Cogenta is among the first customers for Claranet’s Virtual Data Centre service, which launched last month.

Claranet’s Virtual Data Centre (VDC) has enabled Cogenta to build its own virtual datacentre through a self-service portal. Using the portal it can add compute, storage and networking resources within seconds via a simple drag-and-drop interface.

The 24-month contract with Claranet is billed on a monthly basis, but provides a “burst” option for periods of high demand, ensuring that Cogenta only pays for the resources that it uses. Claranet fully manages the delivery and availability of all resources on the platform, including integration, with its own MPLS network.

Cogenta offers a price-comparison service for retailers and consumers. Cogenta previously ran IBM x86 hardware at a Claranet-hosted datacentre. "Last year we wanted to focus on our own technology and use infrastructure as a service," said Yann Cluchey, CTO at Cogenta.

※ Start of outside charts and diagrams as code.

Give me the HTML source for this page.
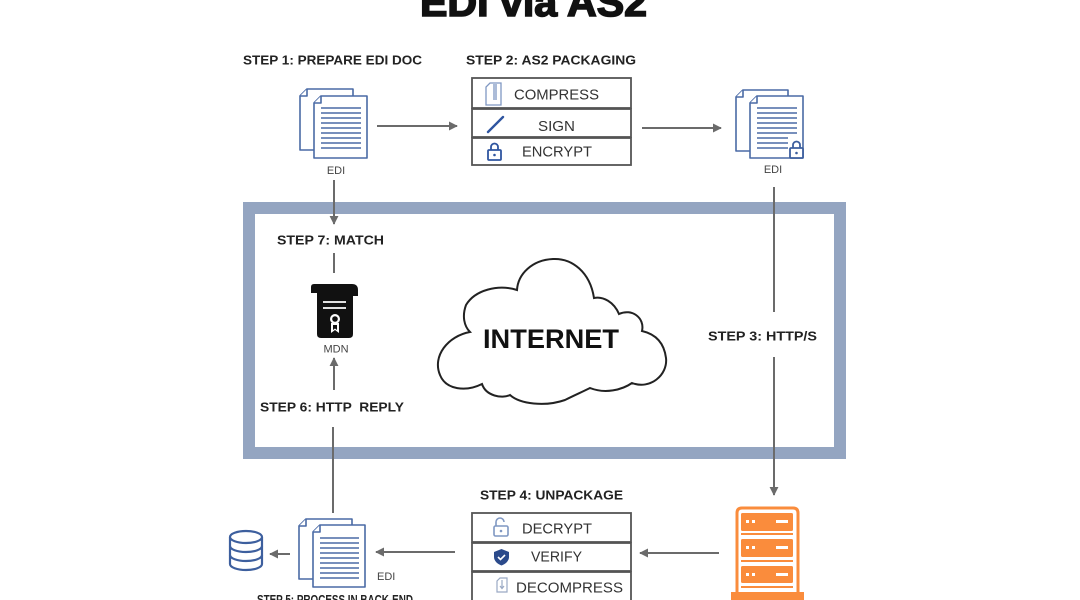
<!DOCTYPE html>
<html><head><meta charset="utf-8">
<style>
html,body{margin:0;padding:0;background:#fff;}
svg{display:block;}
.st{font-family:"Liberation Sans",sans-serif;font-weight:bold;font-size:13px;fill:#222;}
.bt{font-family:"Liberation Sans",sans-serif;font-size:15px;fill:#333;}
.sm{font-family:"Liberation Sans",sans-serif;font-size:11px;fill:#444;}
</style></head>
<body>
<svg width="1080" height="600" viewBox="0 0 1080 600" xmlns="http://www.w3.org/2000/svg">
<defs>
<marker id="ah" viewBox="0 0 10 10" refX="9" refY="5" markerWidth="4.5" markerHeight="4.5" orient="auto">
<path d="M0,0 L10,5 L0,10 Z" fill="#6b6b6b"/>
</marker>
</defs>

<!-- Title -->
<text x="420" y="16" font-family="Liberation Sans, sans-serif" font-weight="bold" font-size="40" fill="#111" stroke="#111" stroke-width="1.6" textLength="227" lengthAdjust="spacingAndGlyphs">EDI via AS2</text>

<!-- Frame -->
<rect x="249" y="208" width="591" height="245" fill="none" stroke="#94a5c1" stroke-width="12"/>

<!-- Step labels -->
<text class="st" x="243" y="64.5" textLength="179" lengthAdjust="spacingAndGlyphs">STEP 1: PREPARE EDI DOC</text>
<text class="st" x="466" y="64.5" textLength="170" lengthAdjust="spacingAndGlyphs">STEP 2: AS2 PACKAGING</text>
<text class="st" x="277" y="244.5" textLength="107" lengthAdjust="spacingAndGlyphs">STEP 7: MATCH</text>
<text class="st" x="260" y="411.5" textLength="144" lengthAdjust="spacingAndGlyphs" xml:space="preserve">STEP 6: HTTP  REPLY</text>
<text class="st" x="708" y="340.5" textLength="109" lengthAdjust="spacingAndGlyphs">STEP 3: HTTP/S</text>
<text class="st" x="480" y="499.5" textLength="143" lengthAdjust="spacingAndGlyphs">STEP 4: UNPACKAGE</text>
<text class="st" x="257" y="604" textLength="156" lengthAdjust="spacingAndGlyphs">STEP 5: PROCESS IN BACK-END</text>

<!-- Connectors -->
<g stroke="#6b6b6b" stroke-width="2" fill="none">
<line x1="377" y1="126" x2="457" y2="126" marker-end="url(#ah)"/>
<line x1="642" y1="128" x2="721" y2="128" marker-end="url(#ah)"/>
<line x1="334" y1="180" x2="334" y2="224" marker-end="url(#ah)"/>
<line x1="334" y1="253" x2="334" y2="273"/>
<line x1="334" y1="390" x2="334" y2="358" marker-end="url(#ah)"/>
<line x1="333" y1="427" x2="333" y2="513"/>
<line x1="774" y1="187" x2="774" y2="312"/>
<line x1="774" y1="357" x2="774" y2="495" marker-end="url(#ah)"/>
<line x1="719" y1="553" x2="640" y2="553" marker-end="url(#ah)"/>
<line x1="455" y1="552" x2="376" y2="552" marker-end="url(#ah)"/>
<line x1="290" y1="554" x2="270" y2="554" marker-end="url(#ah)"/>
</g>

<!-- Doc icon 1 -->
<g stroke="#4a6aa5" stroke-width="1.6" fill="#fff" stroke-linejoin="round">
<path d="M307,89 L353,89 L353,150 L300,150 L300,96 Z"/>
<path d="M307,89 L307,96 L300,96"/>
<path d="M321,96 L367,96 L367,158 L314,158 L314,103 Z"/>
<path d="M321,96 L321,103 L314,103"/>
</g>
<g stroke="#4a6aa5" stroke-width="1.6">
<line x1="321" y1="108" x2="361" y2="108"/><line x1="321" y1="113" x2="361" y2="113"/>
<line x1="321" y1="118" x2="361" y2="118"/><line x1="321" y1="123" x2="361" y2="123"/>
<line x1="321" y1="128" x2="361" y2="128"/><line x1="321" y1="133" x2="361" y2="133"/>
<line x1="321" y1="138" x2="361" y2="138"/><line x1="321" y1="143" x2="361" y2="143"/>
<line x1="321" y1="148" x2="361" y2="148"/>
</g>
<text class="sm" x="336" y="174" text-anchor="middle">EDI</text>

<!-- Doc icon 2 (locked) -->
<g stroke="#4a6aa5" stroke-width="1.6" fill="#fff" stroke-linejoin="round">
<path d="M743,90 L788,90 L788,151 L736,151 L736,97 Z"/>
<path d="M743,90 L743,97 L736,97"/>
<path d="M757,96 L803,96 L803,158 L750,158 L750,103 Z"/>
<path d="M757,96 L757,103 L750,103"/>
</g>
<g stroke="#4a6aa5" stroke-width="1.6">
<line x1="757" y1="108" x2="797" y2="108"/><line x1="757" y1="113" x2="797" y2="113"/>
<line x1="757" y1="118" x2="797" y2="118"/><line x1="757" y1="123" x2="797" y2="123"/>
<line x1="757" y1="128" x2="797" y2="128"/><line x1="757" y1="133" x2="797" y2="133"/>
<line x1="757" y1="138" x2="788" y2="138"/><line x1="757" y1="143" x2="788" y2="143"/>
<line x1="757" y1="148" x2="788" y2="148"/>
</g>
<g stroke="#3d5f9e" stroke-width="1.8" fill="#fff">
<path d="M793,148 L793,145 A3.5,3.5 0 0 1 800,145 L800,148" fill="none"/>
<rect x="790" y="148" width="13" height="10" rx="1"/>
</g>
<circle cx="796.5" cy="153" r="1.3" fill="#3d5f9e"/>
<text class="sm" x="773" y="173" text-anchor="middle">EDI</text>

<!-- Doc icon 3 (bottom) -->
<g stroke="#4a6aa5" stroke-width="1.6" fill="#fff" stroke-linejoin="round">
<path d="M306,519 L352,519 L352,579 L299,579 L299,526 Z"/>
<path d="M306,519 L306,526 L299,526"/>
<path d="M320,525 L365,525 L365,587 L313,587 L313,532 Z"/>
<path d="M320,525 L320,532 L313,532"/>
</g>
<g stroke="#4a6aa5" stroke-width="1.6">
<line x1="320" y1="538" x2="359" y2="538"/><line x1="320" y1="543" x2="359" y2="543"/>
<line x1="320" y1="548" x2="359" y2="548"/><line x1="320" y1="553" x2="359" y2="553"/>
<line x1="320" y1="558" x2="359" y2="558"/><line x1="320" y1="563" x2="359" y2="563"/>
<line x1="320" y1="568" x2="359" y2="568"/><line x1="320" y1="573" x2="359" y2="573"/>
<line x1="320" y1="578" x2="359" y2="578"/>
</g>
<text class="sm" x="377" y="580" font-size="12">EDI</text>

<!-- Database -->
<g stroke="#3d5f9e" stroke-width="2.2" fill="#fff">
<path d="M230,537 L230,564 A16,6 0 0 0 262,564 L262,537"/>
<ellipse cx="246" cy="537" rx="16" ry="6"/>
<path d="M230,546 A16,6 0 0 0 262,546" fill="none"/>
<path d="M230,555 A16,6 0 0 0 262,555" fill="none"/>
</g>

<!-- Step 2 box -->
<g stroke="#555" stroke-width="1.8" fill="#fff">
<rect x="472" y="78" width="159" height="30"/>
<rect x="472" y="109" width="159" height="28"/>
<rect x="472" y="138" width="159" height="27"/>
</g>
<text class="bt" x="514" y="99.5" textLength="85" lengthAdjust="spacingAndGlyphs">COMPRESS</text>
<text class="bt" x="538" y="131" textLength="37" lengthAdjust="spacingAndGlyphs">SIGN</text>
<text class="bt" x="522" y="156.5" textLength="70" lengthAdjust="spacingAndGlyphs">ENCRYPT</text>
<!-- compress icon -->
<g stroke="#7f97c2" stroke-width="1.3" fill="none">
<path d="M490,83 L501,83 L501,105 L486,105 L486,87 Z"/>
<line x1="494" y1="84" x2="494" y2="100"/>
<line x1="496" y1="84" x2="496" y2="100"/>
</g>
<line x1="488" y1="132" x2="503" y2="117" stroke="#2f55a0" stroke-width="2.4" stroke-linecap="round"/>
<g stroke="#2f55a0" stroke-width="1.8" fill="none">
<path d="M491,150 L491,147 A3.5,3.5 0 0 1 498,147 L498,150"/>
<rect x="488" y="150" width="13" height="10" rx="1"/>
</g>
<circle cx="494.5" cy="155" r="1.3" fill="#2f55a0"/>

<!-- Step 4 box -->
<g stroke="#555" stroke-width="1.8" fill="#fff">
<rect x="472" y="513" width="159" height="29"/>
<rect x="472" y="543" width="159" height="28"/>
<rect x="472" y="572" width="159" height="30"/>
</g>
<text class="bt" x="522" y="533.5" textLength="70" lengthAdjust="spacingAndGlyphs">DECRYPT</text>
<text class="bt" x="531" y="561.5" textLength="51" lengthAdjust="spacingAndGlyphs">VERIFY</text>
<text class="bt" x="516" y="592.5" textLength="107" lengthAdjust="spacingAndGlyphs">DECOMPRESS</text>
<!-- unlock icon -->
<g stroke="#7f97c2" stroke-width="1.6" fill="none">
<path d="M496,526 L496,522 A4,4 0 0 1 504,522"/>
<rect x="494" y="526" width="14" height="10" rx="1.5"/>
</g>
<circle cx="501" cy="531" r="1.3" fill="#7f97c2"/>
<!-- shield -->
<path d="M501.5,549 L509,552 L509,557 C509,561 505.5,564 501.5,565.5 C497.5,564 494,561 494,557 L494,552 Z" fill="#2b4a8b"/>
<path d="M498,557 L500.5,559.5 L505,555" stroke="#fff" stroke-width="1.6" fill="none"/>
<!-- decompress icon -->
<g stroke="#9aa9c4" stroke-width="1.2" fill="none">
<path d="M500,578 L507,578 L507,592 L497,592 L497,581 Z"/>
<line x1="502" y1="580" x2="502" y2="588"/>
<path d="M500,586 L502,588.5 L504,586"/>
</g>

<!-- Server -->
<g fill="#fa8c3c">
<path d="M737,593 L737,513 Q737,508 742,508 L793,508 Q798,508 798,513 L798,593" fill="none" stroke="#fa8c3c" stroke-width="3"/>
<rect x="731" y="592" width="73" height="8"/>
<rect x="741" y="513" width="52" height="18" rx="1.5"/>
<rect x="741" y="539" width="52" height="18" rx="1.5"/>
<rect x="741" y="566" width="52" height="17" rx="1.5"/>
<rect x="741" y="533" width="52" height="2"/>
<rect x="741" y="560" width="52" height="2"/>
<rect x="741" y="586" width="52" height="2"/>
</g>
<g fill="#fff">
<rect x="746" y="520" width="3" height="3"/><rect x="752" y="520" width="3" height="3"/><rect x="776" y="520" width="12" height="3"/>
<rect x="746" y="546" width="3" height="3"/><rect x="752" y="546" width="3" height="3"/><rect x="776" y="546" width="12" height="3"/>
<rect x="746" y="573" width="3" height="3"/><rect x="752" y="573" width="3" height="3"/><rect x="776" y="573" width="12" height="3"/>
</g>

<!-- MDN icon -->
<g fill="#111">
<path d="M317,290 L353,290 L353,334 Q353,338 349,338 L321,338 Q317,338 317,334 Z"/>
<path d="M314,284 L352,284 Q358,284 358,290 L358,296 L353,296 L353,291 L346,291 L346,293 L311,293 L311,287 Q311,284 314,284 Z"/>
</g>
<g stroke="#fff" stroke-width="1.8">
<line x1="323" y1="302" x2="346" y2="302"/>
<line x1="323" y1="308" x2="346" y2="308"/>
</g>
<circle cx="335" cy="319" r="5" fill="#fff"/>
<circle cx="335" cy="319" r="2.8" fill="#111"/>
<path d="M331,323 L331,333 L335,330 L339,333 L339,323 Z" fill="#fff"/>
<path d="M333,325 L333,330 L335,328.5 L337,330 L337,325 Z" fill="#111"/>
<text class="sm" x="336" y="352.5" text-anchor="middle" font-size="13" fill="#555">MDN</text>

<!-- Cloud -->
<path d="M470,332
C448,336 432,356 440,375
C446,390 466,392 482,384
C486,396 502,399 510,395
C520,404 545,407 565,400
C575,395 582,392 590,388
C605,394 622,390 632,383
C650,390 668,375 666,358
C664,342 655,334 642,331
C645,318 632,308 619,314
C614,302 603,296 594,298
C590,272 572,258 553,259
C532,260 518,274 517,290
C498,284 475,290 466,305
C462,316 464,326 470,332 Z"
fill="#fff" stroke="#222" stroke-width="2"/>
<text x="483" y="348" font-family="Liberation Sans, sans-serif" font-weight="bold" font-size="27" fill="#111" textLength="136" lengthAdjust="spacingAndGlyphs">INTERNET</text>
</svg>
</body></html>
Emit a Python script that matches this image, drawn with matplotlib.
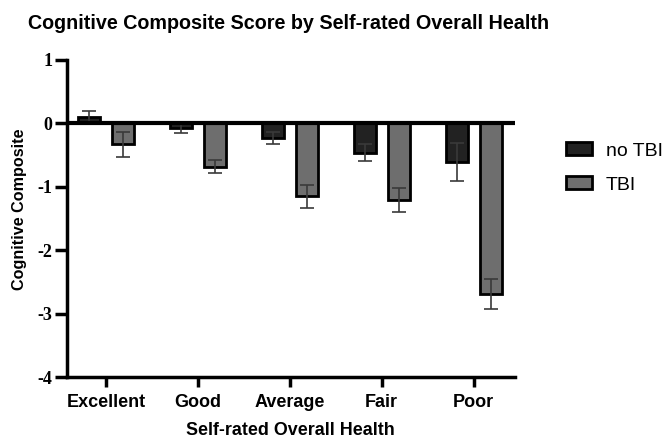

Cogenta needed to replicate what it had before, using the Claranet VDC. It chose to implement a hybrid system, due to the performance required by its 2Tbyte relational database. "Our dedicated SQL server databases use 64 GB RAM and cannot easily be virtualised. They are very sensitive to I/O and so sit on a dedicated SAN," said Cluchey.

Migrating the data required running two systems in parallel. Cluchey said: "We can import our virtual machines into Claranet. We will redeploy our virtual application servers."

As part of the migration, Cogenta will be moving from a VPN to an MPLS to connect its office in Windsor securely to the VDC.

Cluchey said the company was in the process of setting up the hardware. "We expect it to be ready to roll out on February 20 and expect to run in parallel for a week before fully switching over by the start of March," he said.